The loonie gained 0.51 of a cent to 99.56 cents US as the loonie and other riskier assets such as commodities continued to find lift after German Chancellor Angela Merkel and French President Francois Hollande released a joint statement saying they will do anything they can to stop the 17 countries that use the euro from breaking up. They didn’t offer details.
Markets had rallied Thursday after the European Central Bank president pledged to do whatever it takes to save the euro currency union. Mario Draghi suggested that the central bank could intervene in markets to lower the borrowing rates of financially weak countries like Spain.
Traders also took in data showing U.S. economic growth for the second quarter came in just about where economists expected.
The U.S. Commerce Department reported that the economy grew at an annual rate of just 1.5 per cent from April through June, which was the slowest growth in a year.
It also says the economy grew a little better than previously thought in the January to March quarter. It raised its estimate to a two per cent rate, up from 1.9 per cent.
Markets have been depressed in recent weeks as the focus of the European government debt crisis moved to Spain. Traders skeptical over the government’s ability to manage high debt levels have driven up bond yields past the seven per cent level, which is considered unsustainable in the long run.

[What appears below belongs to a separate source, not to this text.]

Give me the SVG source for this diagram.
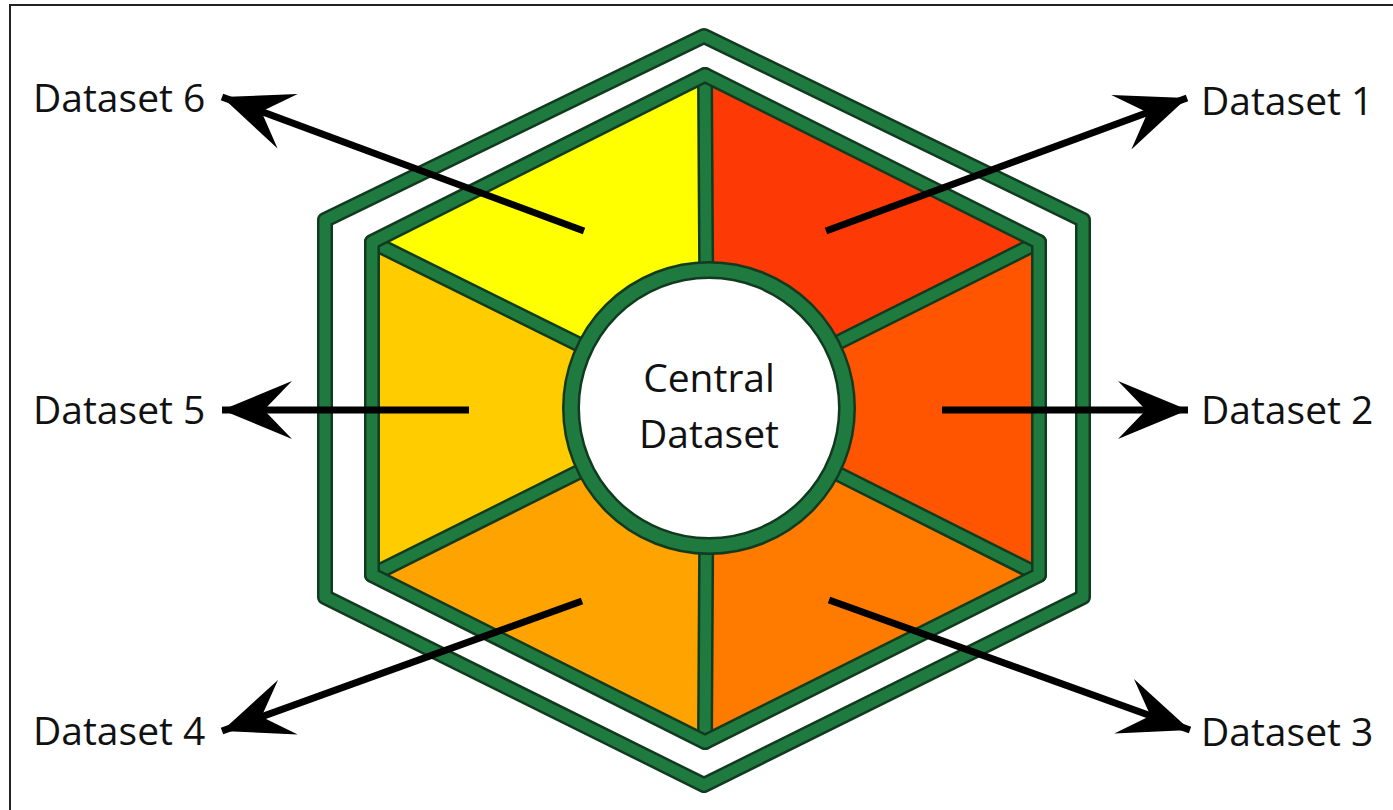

Draghi suggested that the ECB considers it part of its job to keep government borrowing rates at normal levels. It could do so by buying government bonds, which has the effect of lowering their yield, or interest rate.
Commodity prices advanced with the September crude contract on the New York Mercantile Exchange ahead 74 cents to US$90.13 a barrel.
September copper ran ahead three cents to US$3.43 a pound while August gold gained $2.90 to US$1,618 an ounce.